> _EXERCISE TASK_:
Write out the material exactly. Do not include the pictures.

++++++++++

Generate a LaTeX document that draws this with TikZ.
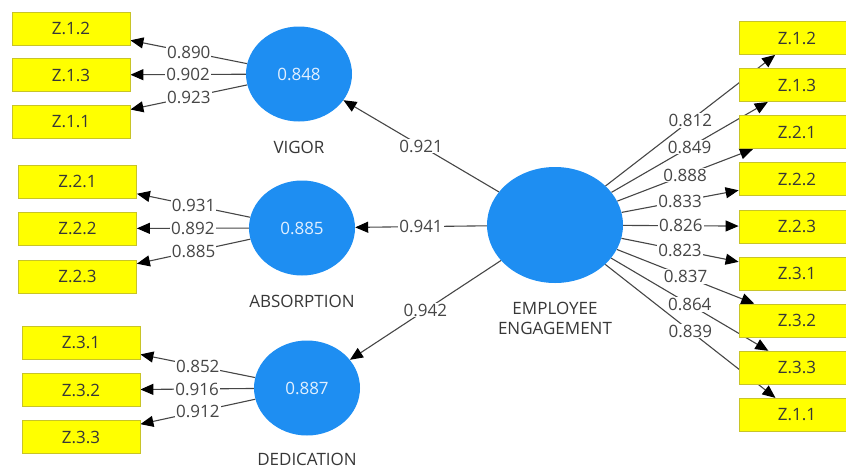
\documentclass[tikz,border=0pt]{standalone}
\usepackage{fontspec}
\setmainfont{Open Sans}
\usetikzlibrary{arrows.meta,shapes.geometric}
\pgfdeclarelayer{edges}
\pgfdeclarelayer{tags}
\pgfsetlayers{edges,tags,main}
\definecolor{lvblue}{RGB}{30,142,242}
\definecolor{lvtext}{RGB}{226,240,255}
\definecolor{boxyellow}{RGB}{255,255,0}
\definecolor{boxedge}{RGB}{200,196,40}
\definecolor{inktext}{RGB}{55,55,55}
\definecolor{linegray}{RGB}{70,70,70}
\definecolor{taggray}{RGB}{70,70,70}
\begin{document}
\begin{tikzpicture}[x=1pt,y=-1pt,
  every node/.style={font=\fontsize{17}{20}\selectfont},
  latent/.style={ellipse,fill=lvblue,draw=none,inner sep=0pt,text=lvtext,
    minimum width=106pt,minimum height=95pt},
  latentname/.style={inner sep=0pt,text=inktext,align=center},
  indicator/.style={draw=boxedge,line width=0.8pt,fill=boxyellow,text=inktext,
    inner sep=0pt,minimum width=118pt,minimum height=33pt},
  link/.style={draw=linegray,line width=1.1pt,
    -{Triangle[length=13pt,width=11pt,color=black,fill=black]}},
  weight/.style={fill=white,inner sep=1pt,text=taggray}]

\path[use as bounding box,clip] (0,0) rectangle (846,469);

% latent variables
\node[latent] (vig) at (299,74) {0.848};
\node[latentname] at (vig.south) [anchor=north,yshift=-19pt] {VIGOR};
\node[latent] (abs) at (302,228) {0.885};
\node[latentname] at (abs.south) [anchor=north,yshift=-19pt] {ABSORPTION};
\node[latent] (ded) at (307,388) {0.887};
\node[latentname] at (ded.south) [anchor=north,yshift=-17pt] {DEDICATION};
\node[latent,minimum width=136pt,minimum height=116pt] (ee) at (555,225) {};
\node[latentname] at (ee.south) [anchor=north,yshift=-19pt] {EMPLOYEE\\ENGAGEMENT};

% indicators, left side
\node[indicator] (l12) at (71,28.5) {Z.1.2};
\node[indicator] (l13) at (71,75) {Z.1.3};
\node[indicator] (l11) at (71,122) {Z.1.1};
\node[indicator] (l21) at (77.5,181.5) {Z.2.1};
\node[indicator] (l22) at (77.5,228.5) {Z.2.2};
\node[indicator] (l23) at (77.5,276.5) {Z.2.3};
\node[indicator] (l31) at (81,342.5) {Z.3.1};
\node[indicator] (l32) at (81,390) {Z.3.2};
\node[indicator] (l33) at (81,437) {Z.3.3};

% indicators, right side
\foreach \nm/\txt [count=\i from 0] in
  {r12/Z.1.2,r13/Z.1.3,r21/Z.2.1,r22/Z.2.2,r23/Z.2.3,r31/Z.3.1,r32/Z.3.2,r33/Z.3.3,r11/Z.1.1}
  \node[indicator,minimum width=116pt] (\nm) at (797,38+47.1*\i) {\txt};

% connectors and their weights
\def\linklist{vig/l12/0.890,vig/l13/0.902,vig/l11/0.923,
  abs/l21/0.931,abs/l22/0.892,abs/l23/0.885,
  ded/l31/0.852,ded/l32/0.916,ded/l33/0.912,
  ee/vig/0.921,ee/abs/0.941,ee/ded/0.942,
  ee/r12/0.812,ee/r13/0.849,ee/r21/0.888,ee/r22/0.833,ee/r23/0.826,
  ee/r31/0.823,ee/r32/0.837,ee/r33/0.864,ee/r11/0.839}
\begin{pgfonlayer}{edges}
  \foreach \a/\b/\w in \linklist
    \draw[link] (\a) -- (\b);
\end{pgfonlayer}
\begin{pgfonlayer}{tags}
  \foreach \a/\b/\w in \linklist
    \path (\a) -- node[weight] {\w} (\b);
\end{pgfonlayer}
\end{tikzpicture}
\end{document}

++++++++++

> _REPLY TO THE TASK_:
Generate a LaTeX document that draws this with TikZ.
\documentclass[tikz,border=0pt]{standalone}
\usepackage{fontspec}
\setmainfont{Open Sans}
\usetikzlibrary{arrows.meta,shapes.geometric}
\pgfdeclarelayer{edges}
\pgfdeclarelayer{tags}
\pgfsetlayers{edges,tags,main}
\definecolor{lvblue}{RGB}{30,142,242}
\definecolor{lvtext}{RGB}{226,240,255}
\definecolor{boxyellow}{RGB}{255,255,0}
\definecolor{boxedge}{RGB}{200,196,40}
\definecolor{inktext}{RGB}{55,55,55}
\definecolor{linegray}{RGB}{70,70,70}
\definecolor{taggray}{RGB}{70,70,70}
\begin{document}
\begin{tikzpicture}[x=1pt,y=-1pt,
  every node/.style={font=\fontsize{17}{20}\selectfont},
  latent/.style={ellipse,fill=lvblue,draw=none,inner sep=0pt,text=lvtext,
    minimum width=106pt,minimum height=95pt},
  latentname/.style={inner sep=0pt,text=inktext,align=center},
  indicator/.style={draw=boxedge,line width=0.8pt,fill=boxyellow,text=inktext,
    inner sep=0pt,minimum width=118pt,minimum height=33pt},
  link/.style={draw=linegray,line width=1.1pt,
    -{Triangle[length=13pt,width=11pt,color=black,fill=black]}},
  weight/.style={fill=white,inner sep=1pt,text=taggray}]

\path[use as bounding box,clip] (0,0) rectangle (846,469);

% latent variables
\node[latent] (vig) at (299,74) {0.848};
\node[latentname] at (vig.south) [anchor=north,yshift=-19pt] {VIGOR};
\node[latent] (abs) at (302,228) {0.885};
\node[latentname] at (abs.south) [anchor=north,yshift=-19pt] {ABSORPTION};
\node[latent] (ded) at (307,388) {0.887};
\node[latentname] at (ded.south) [anchor=north,yshift=-17pt] {DEDICATION};
\node[latent,minimum width=136pt,minimum height=116pt] (ee) at (555,225) {};
\node[latentname] at (ee.south) [anchor=north,yshift=-19pt] {EMPLOYEE\\ENGAGEMENT};

% indicators, left side
\node[indicator] (l12) at (71,28.5) {Z.1.2};
\node[indicator] (l13) at (71,75) {Z.1.3};
\node[indicator] (l11) at (71,122) {Z.1.1};
\node[indicator] (l21) at (77.5,181.5) {Z.2.1};
\node[indicator] (l22) at (77.5,228.5) {Z.2.2};
\node[indicator] (l23) at (77.5,276.5) {Z.2.3};
\node[indicator] (l31) at (81,342.5) {Z.3.1};
\node[indicator] (l32) at (81,390) {Z.3.2};
\node[indicator] (l33) at (81,437) {Z.3.3};

% indicators, right side
\foreach \nm/\txt [count=\i from 0] in
  {r12/Z.1.2,r13/Z.1.3,r21/Z.2.1,r22/Z.2.2,r23/Z.2.3,r31/Z.3.1,r32/Z.3.2,r33/Z.3.3,r11/Z.1.1}
  \node[indicator,minimum width=116pt] (\nm) at (797,38+47.1*\i) {\txt};

% connectors and their weights
\def\linklist{vig/l12/0.890,vig/l13/0.902,vig/l11/0.923,
  abs/l21/0.931,abs/l22/0.892,abs/l23/0.885,
  ded/l31/0.852,ded/l32/0.916,ded/l33/0.912,
  ee/vig/0.921,ee/abs/0.941,ee/ded/0.942,
  ee/r12/0.812,ee/r13/0.849,ee/r21/0.888,ee/r22/0.833,ee/r23/0.826,
  ee/r31/0.823,ee/r32/0.837,ee/r33/0.864,ee/r11/0.839}
\begin{pgfonlayer}{edges}
  \foreach \a/\b/\w in \linklist
    \draw[link] (\a) -- (\b);
\end{pgfonlayer}
\begin{pgfonlayer}{tags}
  \foreach \a/\b/\w in \linklist
    \path (\a) -- node[weight] {\w} (\b);
\end{pgfonlayer}
\end{tikzpicture}
\end{document}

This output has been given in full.